1
Exhibit 10(m)
EMPLOYMENT AGREEMENT
This agreement is made effective as of January 15, 1998, at Columbus,
Ohio, between Health Power Management Corporation, an Ohio corporation (the
"Company"), and Xxxxxxx X. Master, D.O. (the "Employee"), who hereby agrees
as follows:
Section 1. Employment as President. The Company hereby employs the
Employee as the President of the Company upon the terms and subject to the
conditions set forth in this agreement. The terms and conditions of this
agreement shall be in addition to, and separate and apart from, the terms and
conditions set forth in the Employment Agreement dated as of May 1, 1997,
between the Company and the Employee regarding the Company's employment of the
Employee as its Chairman of the Board and Chief Executive Officer.

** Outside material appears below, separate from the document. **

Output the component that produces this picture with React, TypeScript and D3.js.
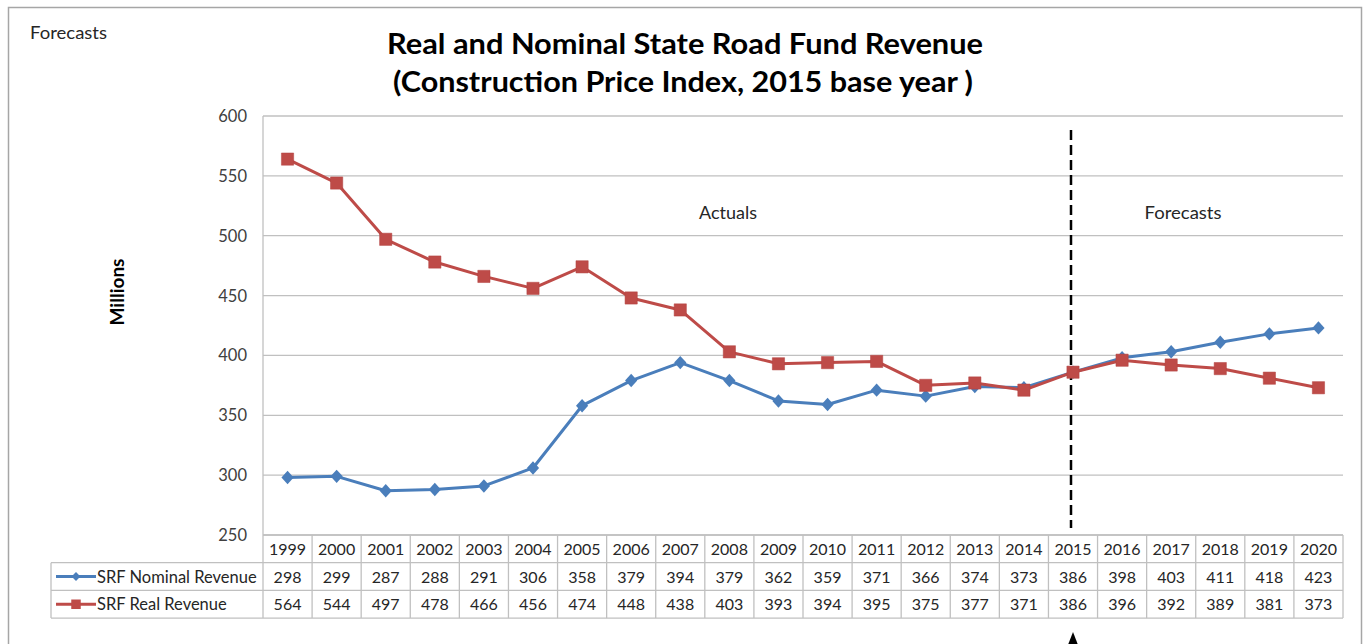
import { useEffect, useRef } from 'react';
import * as d3 from 'd3';

const years = ['1999', '2000', '2001', '2002', '2003', '2004', '2005', '2006', '2007', '2008', '2009',
  '2010', '2011', '2012', '2013', '2014', '2015', '2016', '2017', '2018', '2019', '2020'];
const nominal = [298, 299, 287, 288, 291, 306, 358, 379, 394, 379, 362, 359, 371, 366, 374, 373, 386, 398, 403, 411, 418, 423];
const real = [564, 544, 497, 478, 466, 456, 474, 448, 438, 403, 393, 394, 395, 375, 377, 371, 386, 396, 392, 389, 381, 373];
const yTicks = [250, 300, 350, 400, 450, 500, 550, 600];
const seriesNames = ['SRF Nominal Revenue', 'SRF Real Revenue'];
const splitYear = '2015';

const W = 1366, H = 644;
const FONT = 'Lato, "Open Sans", sans-serif';

const App = () => {
  const ref = useRef<SVGSVGElement>(null);

  useEffect(() => {
    const svg = d3.select(ref.current);
    svg.selectAll('*').remove();

    const left = 263, right = 1343, top = 116, bottom = 535;
    const rowH = 27.7;

    const x = d3.scaleBand().domain(years).range([left, right]);
    const y = d3.scaleLinear().domain([250, 600]).range([bottom, top]);
    const cx = (d: string) => (x(d) as number) + x.bandwidth() / 2;

    const blue = '#4a7ebb', red = '#be4b48';
    const gridC = '#c0c0c0';
    const textC = '#262626';

    // outer frame
    svg.append('rect')
      .attr('x', 8.5).attr('y', 7.5)
      .attr('width', 1353).attr('height', 660)
      .attr('fill', '#fff').attr('stroke', '#a6a6a6').attr('stroke-width', 1.5);

    // corner label
    svg.append('text')
      .attr('x', 30).attr('y', 39)
      .attr('font-family', FONT).attr('font-size', 18).attr('fill', textC)
      .attr('textLength', 77).attr('lengthAdjust', 'spacingAndGlyphs')
      .text('Forecasts');

    // title
    svg.append('text')
      .attr('x', 685).attr('y', 54).attr('text-anchor', 'middle')
      .attr('font-family', FONT).attr('font-size', 28.5).attr('font-weight', 'bold').attr('fill', '#000')
      .attr('textLength', 596).attr('lengthAdjust', 'spacingAndGlyphs')
      .text('Real and Nominal State Road Fund Revenue');
    svg.append('text')
      .attr('x', 683).attr('y', 92).attr('text-anchor', 'middle')
      .attr('font-family', FONT).attr('font-size', 28.5).attr('font-weight', 'bold').attr('fill', '#000')
      .attr('textLength', 580).attr('lengthAdjust', 'spacingAndGlyphs')
      .text('(Construction Price Index, 2015 base year )');

    // gridlines
    svg.append('g').selectAll('line')
      .data(yTicks)
      .join('line')
      .attr('x1', left).attr('x2', right)
      .attr('y1', d => y(d)).attr('y2', d => y(d))
      .attr('stroke', gridC).attr('stroke-width', 1.3);

    // vertical axis line
    svg.append('line')
      .attr('x1', left).attr('x2', left).attr('y1', top).attr('y2', bottom)
      .attr('stroke', gridC).attr('stroke-width', 1.3);

    // y tick labels
    svg.append('g').selectAll('text')
      .data(yTicks)
      .join('text')
      .attr('x', 247).attr('y', d => y(d) + 6)
      .attr('text-anchor', 'end')
      .attr('font-family', FONT).attr('font-size', 16.5).attr('fill', '#404040')
      .text(d => d);

    // axis title
    svg.append('text')
      .attr('transform', 'translate(124,292) rotate(-90)')
      .attr('text-anchor', 'middle')
      .attr('font-family', FONT).attr('font-size', 19).attr('font-weight', 'bold').attr('fill', '#000')
      .text('Millions');

    // section labels
    svg.append('text')
      .attr('x', 728).attr('y', 219).attr('text-anchor', 'middle')
      .attr('font-family', FONT).attr('font-size', 18).attr('fill', textC)
      .text('Actuals');
    svg.append('text')
      .attr('x', 1183).attr('y', 219).attr('text-anchor', 'middle')
      .attr('font-family', FONT).attr('font-size', 18).attr('fill', textC)
      .attr('textLength', 77).attr('lengthAdjust', 'spacingAndGlyphs')
      .text('Forecasts');

    // dashed divider at 2015
    svg.append('line')
      .attr('x1', cx(splitYear) - 2).attr('x2', cx(splitYear) - 2)
      .attr('y1', 130).attr('y2', 528)
      .attr('stroke', '#000').attr('stroke-width', 2.5)
      .attr('stroke-dasharray', '10,5');

    // series lines
    const line = d3.line<number>()
      .x((_, i) => cx(years[i]))
      .y(d => y(d));

    svg.append('path').datum(nominal)
      .attr('d', line).attr('fill', 'none')
      .attr('stroke', blue).attr('stroke-width', 3).attr('stroke-linejoin', 'round');
    svg.append('path').datum(real)
      .attr('d', line).attr('fill', 'none')
      .attr('stroke', red).attr('stroke-width', 3).attr('stroke-linejoin', 'round');

    const diamond = d3.symbol().type(d3.symbolDiamond2).size(95);
    const square = d3.symbol().type(d3.symbolSquare).size(150);

    svg.append('g').selectAll('path')
      .data(nominal)
      .join('path')
      .attr('transform', (d, i) => `translate(${cx(years[i])},${y(d)}) scale(1,1.1)`)
      .attr('d', diamond as any)
      .attr('fill', blue);

    svg.append('g').selectAll('path')
      .data(real)
      .join('path')
      .attr('transform', (d, i) => `translate(${cx(years[i])},${y(d)})`)
      .attr('d', square as any)
      .attr('fill', red).attr('stroke', '#b24340').attr('stroke-width', 0.5);

    // ****************** data table ***************************
    const tableLeft = 51;
    const t = svg.append('g');
    const r0 = bottom, r1 = bottom + rowH, r2 = bottom + rowH * 2, r3 = bottom + rowH * 3;

    // horizontal rules
    t.append('line').attr('x1', left).attr('x2', right).attr('y1', r0).attr('y2', r0).attr('stroke', gridC).attr('stroke-width', 1.3);
    [r1, r2, r3].forEach(ry => {
      t.append('line').attr('x1', tableLeft).attr('x2', right).attr('y1', ry).attr('y2', ry)
        .attr('stroke', gridC).attr('stroke-width', 1.3);
    });
    // vertical rules
    t.append('line').attr('x1', tableLeft).attr('x2', tableLeft).attr('y1', r1).attr('y2', r3).attr('stroke', gridC).attr('stroke-width', 1.3);
    const edges = years.map(d => x(d) as number).concat([right]);
    t.selectAll('line.v')
      .data(edges)
      .join('line')
      .attr('class', 'v')
      .attr('x1', d => d).attr('x2', d => d)
      .attr('y1', r0).attr('y2', r3)
      .attr('stroke', gridC).attr('stroke-width', 1.3);

    // year header
    t.append('g').selectAll('text')
      .data(years)
      .join('text')
      .attr('x', d => cx(d)).attr('y', r0 + 20)
      .attr('text-anchor', 'middle')
      .attr('font-family', FONT).attr('font-size', 16).attr('fill', textC)
      .text(d => d);

    [nominal, real].forEach((vals, k) => {
      const ry = k === 0 ? r1 : r2;
      t.append('g').selectAll('text')
        .data(vals)
        .join('text')
        .attr('x', (_, i) => cx(years[i])).attr('y', ry + 20)
        .attr('text-anchor', 'middle')
        .attr('font-family', FONT).attr('font-size', 16).attr('fill', textC)
        .text(d => d);

      // legend key
      const my = ry + rowH / 2;
      const col = k === 0 ? blue : red;
      t.append('line').attr('x1', 56).attr('x2', 96).attr('y1', my).attr('y2', my)
        .attr('stroke', col).attr('stroke-width', 3);
      t.append('path')
        .attr('transform', `translate(76,${my})`)
        .attr('d', (k === 0 ? d3.symbol().type(d3.symbolDiamond2).size(50) : d3.symbol().type(d3.symbolSquare).size(90)) as any)
        .attr('fill', col);
      t.append('text')
        .attr('x', 97).attr('y', ry + 20)
        .attr('font-family', FONT).attr('font-size', 16.5).attr('fill', textC)
        .text(seriesNames[k]);
    });

    // arrow pointing at 2015 column
    const ax = cx(splitYear);
    svg.append('path')
      .attr('d', `M${ax},632 L${ax - 7},650 L${ax + 7},650 Z`)
      .attr('fill', '#000');
  }, []);

  return (
    <svg ref={ref} width={W} height={H}
      style={{ position: 'absolute', left: 0, top: 0, background: '#fff' }} />
  );
};

export default App;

Section 2. Term of Employment. The term of the Employee's employment
under this agreement shall begin as of the date of this agreement and shall
terminate, unless sooner terminated in accordance with the provisions of Section
8, on April 30, 1999. Upon agreement of the Company and the Employee, the term
of the Employee's employment under this agreement may be renewed for successive
one-year periods, commencing on the termination date of the immediately
preceding term and terminating, unless sooner terminated in accordance with the
provisions of Section 8, on the first anniversary thereof.
Section 3. Services. The Employee shall act as the President of the
Company and, as such, shall perform such services as may be reasonably assigned
to him from time to time by the Board of Directors of the Company. The Employee
shall devote such time and attention as may be reasonably necessary to carry out
the responsibilities set forth in this agreement. The Employee shall devote his
best efforts to the performance of his duties under this agreement.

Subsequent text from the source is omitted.